In an interview with TV Guide, Franco described the 'GH' role as an outlet "where I can feel more a part of the creative core" than he sometimes feels in feature films. "I've come to realize that maybe this is my only life, so I'm pursuing everything I'm interested in."
In addition to unpredictable acting choices, Franco has also spent the past few years stretching his mental muscles as well as his artistic ones (and more often than not, both at once). Having always regretted his decision to drop out of college, and dissatisfied with the direction of his career, Franco re-enrolled at UCLA in 2006 to attain the English major he gave up on.
In an attempt to prove that he wasn't trying to coast by on his famous name, Franco enrolled in a number of extra courses during his time at UCLA, taking 62 units in one quarter when the usual maximum allowed for any student is 19 (we told you he was an overachiever). After graduating with a GPA of over 3.5 in June 208, he moved to New York and simultaneously enrolled in Columbia University's MFA writing program, NYU's Tisch School of the Arts' film-making class, and Brooklyn College's fiction writing course, in addition to his acting roles and occasional forays to North Carolina for poetry class at Warren Wilson. He received his MFA from Columbia in 2010, and is now enrolled at Yale, where he's studying for his PhD in English (seriously).

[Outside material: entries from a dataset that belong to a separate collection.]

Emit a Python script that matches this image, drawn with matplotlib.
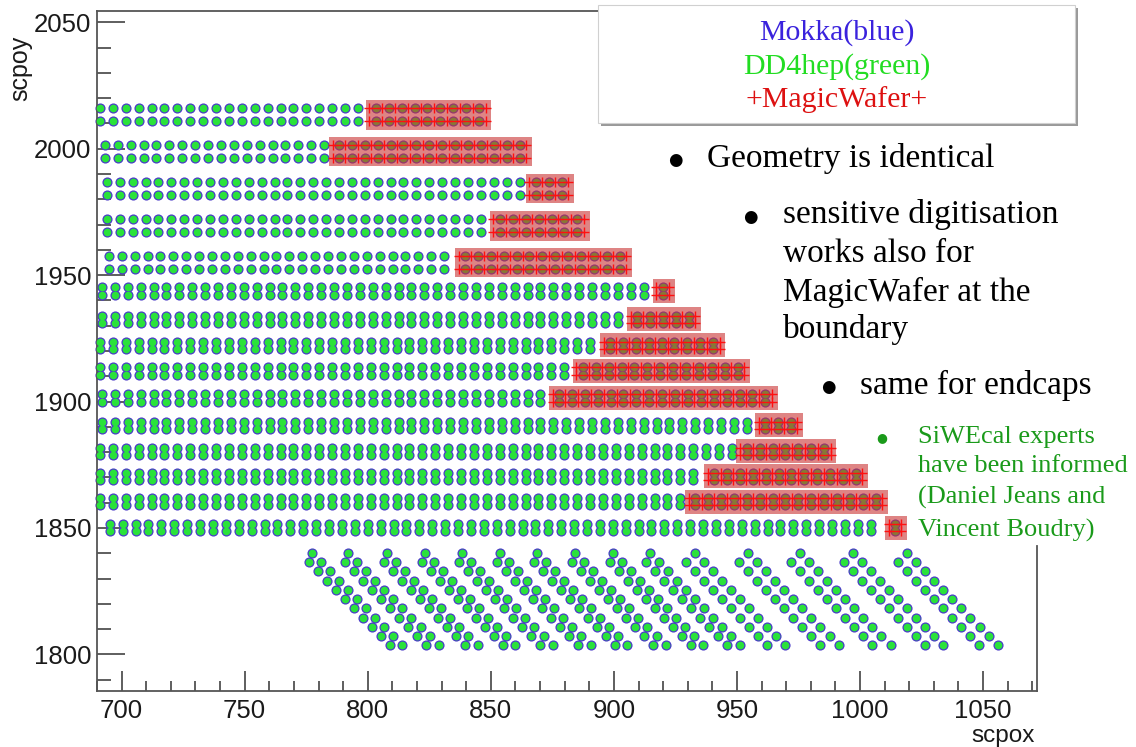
import matplotlib.pyplot as plt
from matplotlib.patches import Rectangle

plt.rcParams["font.family"] = ["Liberation Sans", "DejaVu Sans"]

W, H = 1136, 747

# ----------------------------------------------------------------------
# Barrel cell rows (each band = two rows of cells)
# ----------------------------------------------------------------------
band_y = [2013.5, 1998.9, 1984.3, 1969.6, 1955.0,
          1943.7, 1932.6, 1922.3, 1912.1, 1901.4,
          1890.7, 1880.4, 1870.5, 1860.3, 1850.0]
band_half = [2.6, 2.6, 2.6, 2.6, 2.6,
             1.6, 1.4, 1.4, 1.4, 1.4,
             1.4, 1.4, 1.4, 1.4, 1.4]
cell_x0 = [691.2, 693.2, 694.0, 694.0, 694.8,
           692.0, 692.0, 691.2, 691.2, 692.0,
           692.0, 691.2, 691.2, 691.2, 695.2]
cell_n = [21, 18, 33, 30, 27, 43, 41, 39, 37, 35, 51, 50, 47, 46, 60]
magic_x0 = [803.3, 788.3, 868.3, 853.7, 839.5,
            919.9, 909.4, 898.4, 887.4, 877.7,
            961.4, 954.0, 940.7, 933.0, 1014.2]
magic_n = [9, 15, 3, 7, 13, 1, 5, 9, 13, 17, 3, 7, 12, 15, 1]
cell_pitch = 5.24

# ----------------------------------------------------------------------
# Diagonal stripes (lower part): two parallel lines of cells per stripe
# ----------------------------------------------------------------------
stripe_top_x = [777.3, 792.0, 807.8, 823.2, 838.3, 853.7, 868.7, 884.2,
                899.6, 914.6, 932.9, 954.5, 975.6, 997.1, 1019.1]
stripe_gap = [5.0, 5.0, 5.0, 5.0, 5.0, 5.0, 5.0, 5.0, 5.0, 5.4,
              7.4, 7.4, 7.4, 7.4, 7.4]
stripe_top_y = 1840.1
stripe_levels = 11
stripe_dx = 3.68
stripe_dy = 3.66

# ----------------------------------------------------------------------
# Collect cell positions
# ----------------------------------------------------------------------
xs, ys = [], []
plus_rows = []
boxes = []
for yc, hh, x0, n, mx0, mn in zip(band_y, band_half, cell_x0, cell_n,
                                  magic_x0, magic_n):
    for yr in (yc + hh, yc - hh):
        for i in range(n):
            xs.append(x0 + i * cell_pitch)
            ys.append(yr)
        for i in range(mn):
            xs.append(mx0 + i * cell_pitch)
            ys.append(yr)
        px = [mx0 + (k - 0.5) * cell_pitch for k in range(mn + 1)]
        plus_rows.append((px, [yr] * len(px)))
    x_last = mx0 + (mn - 1) * cell_pitch
    boxes.append((mx0 - 0.8 * cell_pitch, yc - hh - 3.3,
                  x_last - mx0 + 1.75 * cell_pitch, 2 * hh + 6.6))

for tx, gap in zip(stripe_top_x, stripe_gap):
    for lev in range(stripe_levels):
        xb = tx + lev * stripe_dx
        yl = stripe_top_y - lev * stripe_dy
        xs.append(xb)
        ys.append(yl)
        if lev > 0:
            xs.append(xb - gap)
            ys.append(yl)

# ----------------------------------------------------------------------
# Figure
# ----------------------------------------------------------------------
fig = plt.figure(figsize=(W / 100, H / 100), dpi=100)
ax = fig.add_axes([97 / W, 1 - 691 / H, (1037 - 97) / W, (691 - 11) / H])

ax.scatter(xs, ys, s=7.3 ** 2, color="#4a3cc8", linewidths=0, zorder=2,
           clip_on=False)
ax.scatter(xs, ys, s=5.5 ** 2, color="#2ae23a", linewidths=0, zorder=3,
           clip_on=False)

for bx, by, bw, bh in boxes:
    ax.add_patch(Rectangle((bx, by), bw, bh, facecolor="#c83232", alpha=0.6,
                           edgecolor="none", zorder=4))
for px, py in plus_rows:
    ax.plot(px, py, color="#ff1010", lw=0.9, marker="+", ms=7, mew=1.0,
            zorder=5)

ax.set_xlim(690.0, 1071.9)
ax.set_ylim(1785.5, 2054.5)
ax.set_xticks([700, 750, 800, 850, 900, 950, 1000, 1050])
ax.set_xticks(range(690, 1071, 10), minor=True)
ax.set_yticks([1800, 1850, 1900, 1950, 2000, 2050])
ax.set_yticks(range(1790, 2055, 10), minor=True)
ax.tick_params(axis="both", which="both", direction="in", colors="#333333",
               labelcolor="#1a1a1a", labelsize=18.5, width=1.1,
               top=False, right=False)
ax.tick_params(axis="y", which="major", length=20, pad=4)
ax.tick_params(axis="y", which="minor", length=10)
ax.tick_params(axis="x", which="major", length=14.5, pad=6)
ax.tick_params(axis="x", which="minor", length=7.5)
for side in ax.spines.values():
    side.set_color("#555555")
    side.set_linewidth(1.3)
ax.spines["right"].set_bounds(1785.5, 1843.0)

fig.text(1035 / W, 1 - 747 / H, "scpox", ha="right", va="bottom",
         fontsize=17.5, color="#1a1a1a")
fig.text(20 / W, 1 - 36 / H, "scpoy", ha="center", va="top", rotation=90,
         fontsize=18, color="#1a1a1a")

# ----------------------------------------------------------------------
# Legend box and slide notes
# ----------------------------------------------------------------------
fig.patches.append(Rectangle((601 / W, 1 - 126 / H), 477 / W, 118 / H,
                             transform=fig.transFigure, facecolor="#9a9a9a",
                             edgecolor="none", zorder=1))
fig.patches.append(Rectangle((598 / W, 1 - 123 / H), 477 / W, 118 / H,
                             transform=fig.transFigure, facecolor="white",
                             edgecolor="#d0d0d0", lw=0.8, zorder=1.1))

serif = ["Liberation Serif", "DejaVu Serif"]
legend_lines = ["Mokka(blue)", "DD4hep(green)", "+MagicWafer+"]
legend_colors = ["#3a22dd", "#22dd22", "#dd1111"]
legend_py = [33, 67, 100]
for txt, col, py in zip(legend_lines, legend_colors, legend_py):
    fig.text(837 / W, 1 - py / H, txt, ha="center", va="center",
             fontsize=21.5, color=col, family=serif, zorder=3)

notes = [
    (675, 707, [(158, "Geometry is identical")]),
    (750, 783, [(215, "sensitive digitisation"), (254, "works also for"),
                (292, "MagicWafer at the"), (330, "boundary")]),
    (828, 860, [(385, "same for endcaps")]),
]
for bx, tx, lines in notes:
    fig.text(bx / W, 1 - (lines[0][0] + 2) / H, "\u25cf", ha="center",
             va="center", fontsize=12, color="black",
             family=["DejaVu Sans"])
    for py, txt in lines:
        fig.text(tx / W, 1 - py / H, txt, ha="left", va="center",
                 fontsize=24, color="black", family=serif)

green_note = [(437, "SiWEcal experts"), (466, "have been informed"),
              (497, "(Daniel Jeans and"), (530, "Vincent Boudry)")]
fig.text(882 / W, 1 - 438 / H, "\u25cf", ha="center", va="center",
         fontsize=9, color="#1a9a1a", family=["DejaVu Sans"])
for py, txt in green_note:
    fig.text(918 / W, 1 - py / H, txt, ha="left", va="center",
             fontsize=19, color="#1a9a1a", family=serif)

fig.savefig("out.png", dpi=100)
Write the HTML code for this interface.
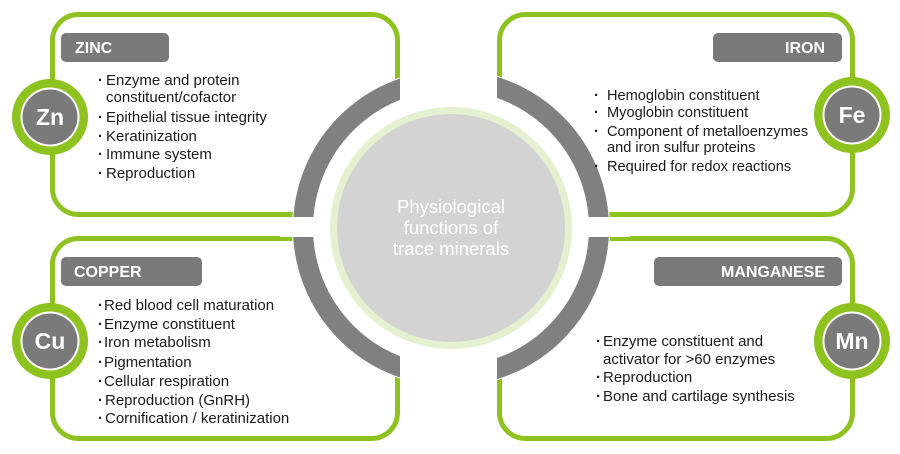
<!DOCTYPE html>
<html><head><meta charset="utf-8"><style>
html,body{margin:0;padding:0;background:#fff;}
svg{display:block;font-family:"Liberation Sans",Arial,sans-serif;}
.t{font-size:15px;fill:#1a1a1a;}
.ti{font-size:14.6px;fill:#1a1a1a;}
.b{font-size:15px;font-weight:bold;fill:#1a1a1a;}
.p{font-size:16px;font-weight:bold;fill:#fff;}
.e{font-size:23px;font-weight:bold;fill:#fff;}
.c{font-size:18.5px;fill:#fff;}
</style></head><body>
<svg width="900" height="454" viewBox="0 0 900 454">
<g fill="none" stroke="#8dc21f" stroke-width="5">
<rect x="52.5" y="14.5" width="345" height="200" rx="26"/>
<rect x="499.5" y="14.5" width="353" height="200" rx="26"/>
<rect x="52.5" y="238.5" width="345" height="200" rx="26"/>
<rect x="499.5" y="238.5" width="353" height="200" rx="26"/>
</g>
<circle cx="451" cy="228" r="159" fill="#fff"/>
<circle cx="451" cy="228" r="148" fill="none" stroke="#808080" stroke-width="20"/>
<rect x="400" y="50" width="97" height="360" fill="#fff"/>
<rect x="280" y="217" width="350" height="20" fill="#fff"/>
<circle cx="451" cy="228" r="121" fill="#e4f0cf"/>
<circle cx="451" cy="228" r="114" fill="#d3d3d3"/>
<text class="c" text-anchor="middle" x="451" y="213">Physiological</text>
<text class="c" text-anchor="middle" x="451" y="234">functions of</text>
<text class="c" text-anchor="middle" x="451" y="255">trace minerals</text>

<g fill="#7a7a7a">
<rect x="61" y="33" width="108" height="29" rx="5"/>
<rect x="713" y="33" width="129" height="29" rx="5"/>
<rect x="61" y="257" width="141" height="29" rx="5"/>
<rect x="654" y="257" width="188" height="29" rx="5"/>
</g>
<text class="p" x="75" y="53">ZINC</text>
<text class="p" x="825" y="53" text-anchor="end">IRON</text>
<text class="p" x="74" y="277">COPPER</text>
<text class="p" x="825" y="277" text-anchor="end">MANGANESE</text>

<g>
<circle cx="50" cy="117" r="38" fill="#8dc21f"/><circle cx="50" cy="117" r="29.5" fill="#fff"/><circle cx="50" cy="117" r="27.5" fill="#7a7a7a"/>
<circle cx="852" cy="115" r="38" fill="#8dc21f"/><circle cx="852" cy="115" r="29.5" fill="#fff"/><circle cx="852" cy="115" r="27.5" fill="#7a7a7a"/>
<circle cx="50" cy="341" r="38" fill="#8dc21f"/><circle cx="50" cy="341" r="29.5" fill="#fff"/><circle cx="50" cy="341" r="27.5" fill="#7a7a7a"/>
<circle cx="852" cy="341" r="38" fill="#8dc21f"/><circle cx="852" cy="341" r="29.5" fill="#fff"/><circle cx="852" cy="341" r="27.5" fill="#7a7a7a"/>
</g>
<text class="e" text-anchor="middle" x="50" y="125">Zn</text>
<text class="e" text-anchor="middle" x="852" y="123">Fe</text>
<text class="e" text-anchor="middle" x="50" y="349">Cu</text>
<text class="e" text-anchor="middle" x="852" y="349">Mn</text>

<g>
<text class="b" x="98" y="85">·</text><text class="t" x="106" y="85">Enzyme and protein</text>
<text class="t" x="106" y="102">constituent/cofactor</text>
<text class="b" x="98" y="122">·</text><text class="t" x="106" y="122">Epithelial tissue integrity</text>
<text class="b" x="98" y="141">·</text><text class="t" x="106" y="141">Keratinization</text>
<text class="b" x="98" y="159">·</text><text class="t" x="106" y="159">Immune system</text>
<text class="b" x="98" y="178">·</text><text class="t" x="106" y="178">Reproduction</text>

<text class="b" x="594" y="100">·</text><text class="ti" x="607" y="100">Hemoglobin constituent</text>
<text class="b" x="594" y="117">·</text><text class="ti" x="607" y="117">Myoglobin constituent</text>
<text class="b" x="594" y="136">·</text><text class="ti" x="607" y="136">Component of metalloenzymes</text>
<text class="ti" x="607" y="152">and iron sulfur proteins</text>
<text class="b" x="594" y="171">·</text><text class="ti" x="607" y="171">Required for redox reactions</text>

<text class="b" x="98" y="310">·</text><text class="t" x="104" y="310">Red blood cell maturation</text>
<text class="b" x="98" y="329">·</text><text class="t" x="104" y="329">Enzyme constituent</text>
<text class="b" x="98" y="347">·</text><text class="t" x="104" y="347">Iron metabolism</text>
<text class="b" x="98" y="367">·</text><text class="t" x="104" y="367">Pigmentation</text>
<text class="b" x="98" y="386">·</text><text class="t" x="104" y="386">Cellular respiration</text>
<text class="b" x="98" y="405">·</text><text class="t" x="105" y="405">Reproduction (GnRH)</text>
<text class="b" x="98" y="423">·</text><text class="t" x="105" y="423">Cornification / keratinization</text>

<text class="b" x="596" y="346">·</text><text class="t" x="603" y="346">Enzyme constituent and</text>
<text class="t" x="603" y="364">activator for &gt;60 enzymes</text>
<text class="b" x="596" y="382">·</text><text class="t" x="603" y="382">Reproduction</text>
<text class="b" x="596" y="401">·</text><text class="t" x="603" y="401">Bone and cartilage synthesis</text>
</g>
</svg>
</body></html>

And if that wasn't enough to keep any regular human being occupied, in 2010 Franco published a collection of short stories called 'Palo Alto', and has written and directed a number of short films and a documentary chronicling the making of an episode of 'Saturday Night Live' in 2008 (the one hosted by John Malkovich). He's also a passionate poet and painter, having exhibited a number of paintings in various shows across the country since 2006; last month, he unveiled an art installation centered on the sitcom 'Three's Company' at the Sundance Film Festival. The student will also become the teacher later this year, when Franco teaches a class at Columbia College Hollywood based on ... himself. The course is called "Master Class: Editing James Franco ... With James Franco" and will see 12 of CCH's most promising editing students using footage of Franco's career to create a documentary under the tutelage of the actor and his frequent editing collaborator Tyler Danna. We've got to give him an A+ for imagination ...
Franco's most pressing commitment is his role as Oscar host alongside Anne Hathaway this Sunday. He's nominated for Best Actor for his grueling role as Aron Ralston in '127 Hours,' though he's not holding his breath for a win: "Nobody is shy about saying Colin Firth is going to win. I've accepted that. By hosting, it makes it easier to go to the events and not feel like a total schmo," he told The Hollywood Reporter earlier this week.
It's hoped that the pair can inject a little youth and vigor into the ailing awards show, now in its 83rd year -- and judging by the adorable promos the pair have been putting out, we think those crazy kids might just pull it off.
But regardless of the outcome Sunday night, Franco's dance card shows no sign of opening up any time soon. His upcoming films include another stoner comedy, 'Your Highness,' opposite Natalie Portman, 'Oz, the Great and Powerful,' and 'Rise of the Apes,' a reboot of the stalled 'Planet of the Apes' franchise. He also plans to direct an adaptation of William Faulkner's 'As I Lay Dying,' and potentially an episode of 'General Hospital' later in the year. He'll also return to the stage for a Broadway revival of the Tennessee Williams play 'Sweet Bird of Youth' opposite Nicole Kidman in the Fall.
And until then, you can always keep up with him on Twitter -- just another way to fill his empty schedule ...
The 83rd annual Oscars telecast airs Sunday, Feb. 27, at 8PM ET on ABC.